Re: [patch] recover lost ticks

Vojtech Pavlik (vojtech@twilight.ucw.cz)
Wed, 17 Mar 1999 00:44:19 +0100


On Tue, Mar 16, 1999 at 11:55:17AM +0100, Ingo Molnar wrote:

> thanks for explaining those two cases. For the second one, i dont think an
> init sequence is too critical. (it would be critical i think if we lost a
> tick for every joystick event)

> hm, would it help if you had very precise and high-frequency timers, but
> with the restriction that they are NMI so they have to be used very
> carefully (and with a different timer interface)? On pentiums and up we
> can have periodic NMI interrupts generated by the CPU. Sustaining 100 khz
> is no problem with those. The problem is, this trick is pretty much
> Intel-specific.

Yes, this would help the Logitech init case, though I think it's overkill to
solve it this way. I'll try to avoid using cli() in the Logitech driver,
using some other timing than udelay(), and first measuring how big
differences the joystick will allow from the defined sequence and still
work. It should be possible to allow some time windows when interrupts may
happen during the init sequence without any harmful effect.

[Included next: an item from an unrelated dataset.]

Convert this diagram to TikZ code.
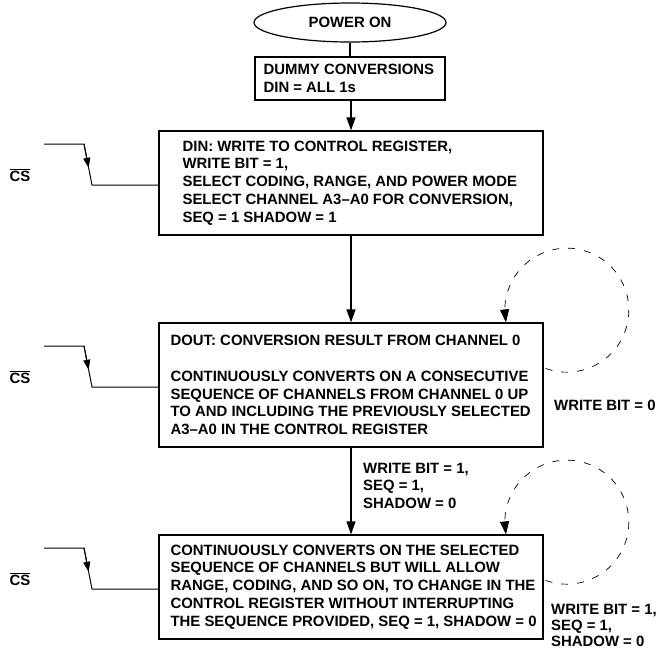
\documentclass[tikz,border=0pt]{standalone}
\usepackage{fontspec}
\setmainfont{Liberation Sans}
\usetikzlibrary{arrows.meta,shapes.geometric,calc}
\begin{document}
\begin{tikzpicture}[x=1pt,y=1pt,
  every node/.style={font=\fontsize{14.9}{17.8}\selectfont\bfseries},
  box/.style={draw,line width=1.2pt,minimum width=384pt,inner sep=0pt},
  txt/.style={align=left,inner sep=0pt,anchor=west},
  lbl/.style={align=left,inner sep=0pt,anchor=north west},
  flow/.style={line width=1.2pt,-{Triangle[length=13pt,width=9pt]}},
  plainline/.style={line width=1.2pt},
  loopline/.style={line width=0.7pt,dash pattern=on 7pt off 9pt,-{Triangle[length=13pt,width=9pt]}},
  sig/.style={line width=1pt},
  sigarrow/.style={line width=1pt,-{Triangle[length=10pt,width=7pt]}},
]
\useasboundingbox (0,0) rectangle (658,-651);

% main flow
\node[ellipse,draw,line width=1.2pt,minimum width=192pt,minimum height=39pt,inner sep=0pt] (pwr) at (350,-22.5) {POWER ON};
\node[box,minimum width=190pt,minimum height=43pt] (dummy) at (350,-78.5) {};
\node[txt] (dummyt) at ($(dummy.west)+(9,0)$) {DUMMY CONVERSIONS\\DIN = ALL 1s};

\node[box,minimum height=104pt] (b3) at (351,-183) {};
\node[txt] (b3t) at ($(b3.west)+(24,0)$) {DIN: WRITE TO CONTROL REGISTER,\\WRITE BIT = 1,\\SELECT CODING, RANGE, AND POWER MODE\\SELECT CHANNEL A3–A0 FOR CONVERSION,\\SEQ = 1 SHADOW = 1};

\node[box,minimum height=124pt] (b4) at (351,-385) {};
\node[txt] (b4t) at ($(b4.west)+(12,0)$) {DOUT: CONVERSION RESULT FROM CHANNEL 0\\ \mbox{}\\CONTINUOUSLY CONVERTS ON A CONSECUTIVE\\SEQUENCE OF CHANNELS FROM CHANNEL 0 UP\\TO AND INCLUDING THE PREVIOUSLY SELECTED\\A3–A0 IN THE CONTROL REGISTER};

\node[box,minimum height=104pt] (b5) at (351,-587) {};
\node[txt] (b5t) at ($(b5.west)+(12,0)$) {CONTINUOUSLY CONVERTS ON THE SELECTED\\SEQUENCE OF CHANNELS BUT WILL ALLOW\\RANGE, CODING, AND SO ON, TO CHANGE IN THE\\CONTROL REGISTER WITHOUT INTERRUPTING\\THE SEQUENCE PROVIDED, SEQ = 1, SHADOW = 0};

\draw[plainline] (pwr.south) -- (dummy.north);
\draw[flow] (dummy.south -| b3.north) -- (b3.north);
\draw[flow] (b3.south) -- (b4.north);
\draw[flow] (b4.south) -- (b5.north);

% labels
\node[lbl] (l45) at (363,-462.6) {WRITE BIT = 1,\\SEQ = 1,\\SHADOW = 0};
\node[lbl] (l4) at (554,-399.6) {WRITE BIT = 0};
\node[lbl] (l5) at (551,-603.6) {WRITE BIT = 1,\\[-1.8pt]SEQ = 1,\\[-1.8pt]SHADOW = 0};

% self loops
\draw[loopline] ([shift={(2,-46)}]b4.north east) arc[start angle=-110,end angle=182,radius=62pt] -- ([xshift=155pt]b4.north);
\draw[loopline] ([shift={(2,-46)}]b5.north east) arc[start angle=-110,end angle=182,radius=62pt] -- ([xshift=155pt]b5.north);

% CS signals
\foreach \b/\c in {b3/183,b4/385,b5/587}{
  \coordinate (\b s) at (44,-\c+39);
  \coordinate (\b k) at (84,-\c+39);
  \coordinate (\b d) at (92,-\c-2);
  \draw[sig] (\b s) -- (\b k) -- (\b d) -- ([yshift=-2pt]\b.west);
  \draw[sigarrow] (\b k) -- ($(\b k)!0.58!(\b d)$);
  \node (\b cs) at (20,-\c+8) {$\overline{\mbox{CS}}$};
}
\end{tikzpicture}
\end{document}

However, I will not be able to push cli()ed time in the normal case (eg.
50 times a second when joystick device is open) under about 1.2 ms for
many of the digital joysticks, though. So no chance with 1 kHz timer
frequency - you'd get a clock slowdown. (Yes, this eats 5% of CPU time.)

For analog joysticks, my drivers don't need cli() since version 1.0
(remember the joystick & timeloss thread before that?), but till 1.2.14 this
was at the cost of bad performance. Since 1.2.14 I use a more complex
algorithm that is able to detect interrupt/dma/pci-burst intervening the
measurement and discard the bad measured value.